Business

Wealtris: Futures Trading with Cross-Margin — Risks and Advantages

Wealtris

Futures trading remains one of the most popular and profitable strategies in crypto markets. In 2025, amid heightened volatility and increasingly fragmented liquidity, the choice between cross-margin and isolated margin has become critically important for risk management and profitability.

At Wealtris, we view cross-margin not just as a tool for traders but as part of a broader capital management framework, designed to optimize risk allocation and maximize returns for both professional and institutional investors.

What Is Cross-Margin?

Cross-margin is a margin mode in which the entire balance in a futures account is used as collateral across all open positions. In practice, this means that if one position moves into a loss, profits from other positions or free balance can be used to prevent liquidation.

Core principle: a shared risk pool that covers every open trade.

Cross-Margin vs. Isolated Margin

  • Cross-Margin:
    • spreads risk across the entire balance,
    • reduces the likelihood of forced liquidation of a single trade,
    • provides greater flexibility in capital allocation.
  • Isolated Margin:
    • limits potential losses to a single position,
    • is more beginner-friendly and easier for short-term trades.

At Wealtris, we note that professional traders and hedgers often prefer cross-margin, while isolated margin is suitable for testing strategies and managing small-scale risks.

Advantages of Cross-Margin

  1. Lower risk of liquidation— profitable positions can offset temporary losses in other trades.
  2. Capital efficiency— enables more effective use of funds in multi-position trading.
  3. Flexibility for hedging strategies— investors can open opposing trades without the immediate risk of liquidation due to margin pressure.
  4. Wealtris proprietary strategies— our algorithms utilize cross-margin setups to optimize capital allocation and reduce the probability of cascading liquidations.

Key Risks

  1. Cascading liquidation— a single failing position can drain the entire account balance.
  2. Complex risk management— it is more difficult to limit losses to just one trade, as risk is spread across all positions.
  3. Psychological pressure— traders may find it harder to disengage, as all positions are interlinked.

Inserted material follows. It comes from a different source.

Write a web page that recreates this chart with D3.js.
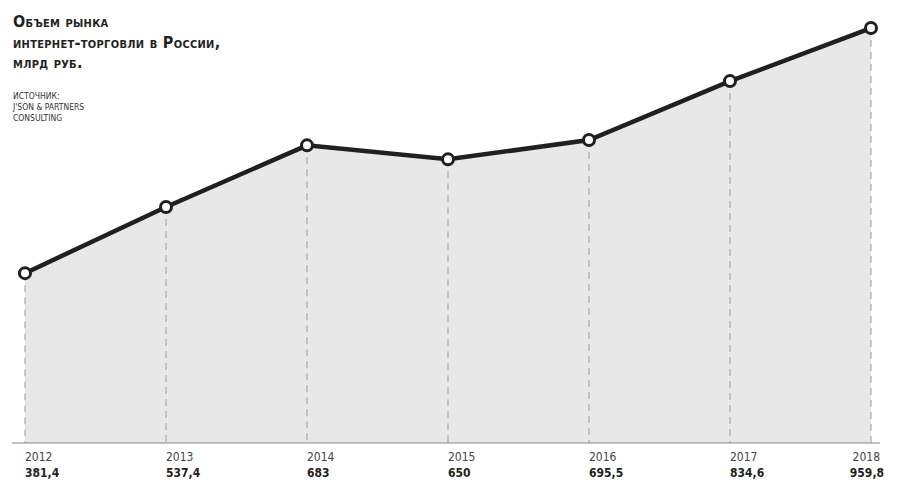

For this reason, Wealtris integrates strict risk-control models to minimize the probability of total capital loss for our investors.

When to Use Cross-Margin

Cross-margin is particularly effective in:

  • pair trading(e.g., long BTC vs. short SOL),
  • arbitrage strategiesthat require holding multiple positions simultaneously,
  • hedging staked assets(e.g., short ETH while staking via Lido),
  • mid-term strategiesthat need to withstand temporary volatility.

Wealtris case study:
 In March 2025, our traders opened a long on BTC at $65,000 while shorting SOL at $138. Thanks to cross-margin, the temporary loss on SOL was covered by gains on BTC, and both positions were eventually closed in profit. Under isolated margin, the SOL short would have been liquidated at $141.

Tools and Platforms

Most leading exchanges support both cross and isolated margin modes:

  • Binance Futures— instant switching between margin modes,
  • Bybit— detailed margin requirement breakdowns,
  • OKX— advanced risk monitoring tools,
  • dYdX v4— a DEX with integrated cross-margining for perpetual contracts.

At Wealtris, we integrate these platforms into a unified investment framework, providing clients with detailed analytics on liquidation levels, margin pressure, and sector-based risks.

Wealtris Recommendations for Risk Management

  • Monitor exposure closely— avoid overloading your account with multiple high-leverage trades.
  • Set manual stop signals— even in cross-margin, soft stop-loss levels are essential.
  • Balance correlated and uncorrelated assets— avoid concentrating all positions in one market direction.
  • Don’t rely solely on automated systems— manual oversight of margin levels remains critical in fast-moving markets.

Wealtris Strategy for Investors

At Wealtris, we deploy cross-margin in our proprietary arbitrage and hedging strategies, enabling us to:

  • generate returns even during high-volatility phases,
  • distribute risk more efficiently across portfolios,
  • minimize liquidation risks through diversification.

This makes cross-margin not just a trading tool but a component of our comprehensive investment strategy aimed at providing long-term value and stability to our clients.

Conclusion

Cross-margin is a powerful tool when used by professionals. It reduces the likelihood of liquidation, optimizes capital efficiency, and provides flexibility in portfolio strategies. However, it demands discipline, experience, and rigorous risk management.

At Wealtris, we treat cross-margin as an integral part of investor-focused trading strategies, ensuring that clients can benefit from its strengths while being protected from its inherent risks. In the unpredictable crypto market of 2025, systematic margin management may well be the key to consistent profitability.